A Embrapa justificou o pedido citando o crescente interesse mundial na Cannabis, que hoje tem importância econômica, social, ambiental e medicinal.
“Do ponto de vista da sustentabilidade na agricultura, a C. sativa L. é uma espécie de múltiplas finalidades, que apresenta diversos benefícios agrícolas, como descontaminação do solo e da água e absorção de CO2. Além disso, o seu cultivo demanda poucos insumos e tem um efeito positivo no solo e na biodiversidade, produzindo lixo zero, práticas alinhadas com as recomendações mais adiantadas do mundo”, diz trecho da carta de solicitação.
“Dessa forma, os produtores podem oferecer benefícios ambientais a serem considerados em políticas voltadas a mitigar os efeitos da mudança do clima e restaurar ecossistemas desequilibrados. Não obstante, seu cultivo pode contribuir para a maximização do uso da terra, de modo a aumentar a renda de famílias e comunidades rurais, expressando os ganhos na dimensão social”, prossegue o documento.
A empresa também reafirmou estar preparada para cumprir todas as exigências técnicas e de segurança definidas na autorização.
A Anvisa ressalta, em nota, que nenhum produto resultante das pesquisas poderá ser comercializado. “A Embrapa poderá apenas enviar material vegetal não apto à propagação para outras instituições de pesquisa devidamente autorizadas”, diz o órgão.
Autorização para Embrapa pesquisar Cannabis reforça compromisso da agência com ciência, diz relator
Segundo o diretor Thiago Lopes Cardoso Campos, relator do processo, a autorização reforça o compromisso da agência com a ciência, a inovação e a segurança sanitária.
“É a ciência que deve guiar o país.

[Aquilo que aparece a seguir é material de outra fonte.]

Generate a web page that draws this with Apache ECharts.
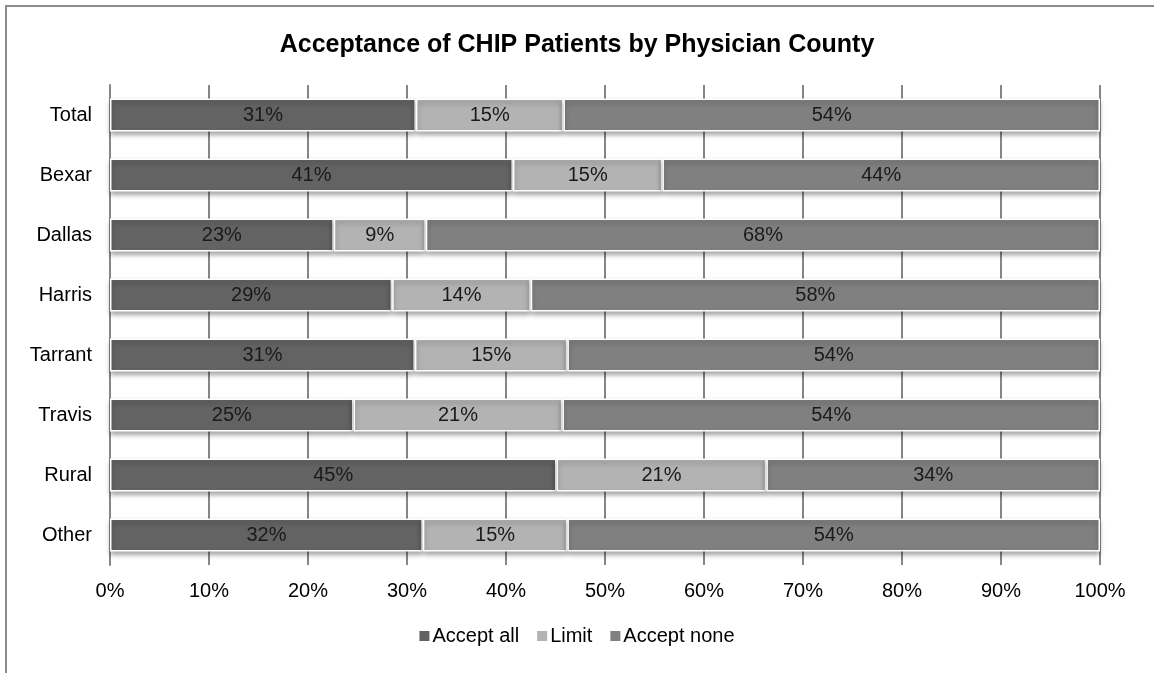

Essa autorização permite que o Brasil produza conhecimento próprio, fortaleça sua autonomia tecnológica e cumpra seu dever com a saúde pública e o desenvolvimento nacional”, afirma.
Ele destaca ainda que pesquisas voltadas a desafios reais do país são essenciais para gerar tecnologia própria, reduzir dependências externas e aumentar a capacidade do Brasil de competir globalmente.
“Rejeitar projetos de pesquisa estruturante conduzidos pela Embrapa seria abdicar de uma oportunidade histórica de transformar conhecimento em autonomia produtiva, inovação em saúde e desenvolvimento sustentável”, diz Campos em seu voto.
“A presente decisão deve ser vista não como um ato isolado, mas como parte de uma transição regulatória responsável, que reconhece a necessidade de avançar com base em dados sólidos e cientificamente validados.”
Apesar disso, ele ressalta que “a adoção desta excepcionalidade não deve ser interpretada como regra geral”, sendo imprescindível estabelecer critérios objetivos e rigorosos para assegurar que tais autorizações ocorram apenas em situações justificadas e sob estrito controle sanitário.